Psychic Kung Fu Master, a turn-based martial arts RPG from developer 金十四工作室, launched May 14 and immediately began climbing Valve’s global rankings. As of May 15, it holds the #5 spot on Top Sellers, #5 on Specials, and a Featured Win slot — Steam’s equivalent of a front-page endorsement.

Here’s the anomaly: almost nobody in the English-speaking world knows it exists.

The game has exactly four user reviews, all positive. One player with 2.8 hours logged gave it a thumbs-up while concluding it’s worse than Hero’s Adventure: Road to Passion, that the protagonist is “seriously OP,” and companions are “weakling who you can’t teach martial arts and give equipment.” Another review, written in Mandarin, is pure unfiltered Chinese internet humor — the kind that doesn’t translate to a family publication. A third simply reads “Great game” across five hours of playtime.

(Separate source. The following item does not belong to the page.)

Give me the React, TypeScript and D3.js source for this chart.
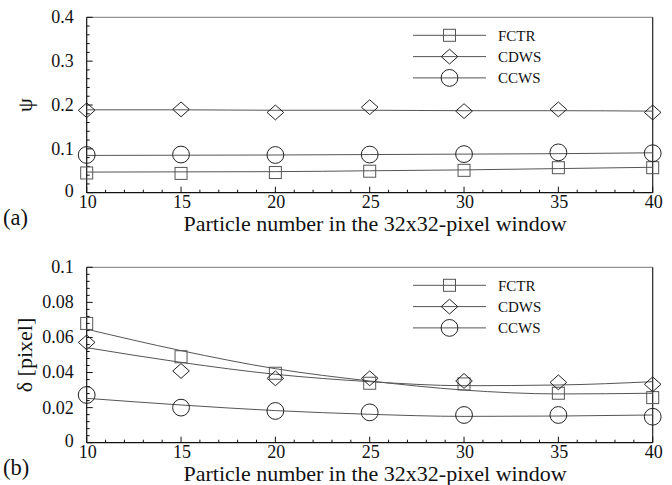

And yet 7,216 people are playing it right now.

This is Steam’s global marketplace doing what it does: surfacing regional phenomena onto worldwide leaderboards. A Chinese-language indie RPG, published by 噪点游戏 SERICA GAMES at $16.99 (15% off its $19.99 launch price), charts alongside AAA releases on purchase velocity alone. No English localization. No Western marketing. Just Steam’s algorithm reading the numbers and putting a wuxia RPG on the front page.

For players browsing in English, Psychic Kung Fu Master is a ghost in the rankings — a game they’ve never heard of, in a language they don’t read, sitting above titles with eight-figure budgets. For China’s growing indie scene, it’s further proof that Steam’s charts don’t belong to the West anymore. They belong to whoever shows up with players.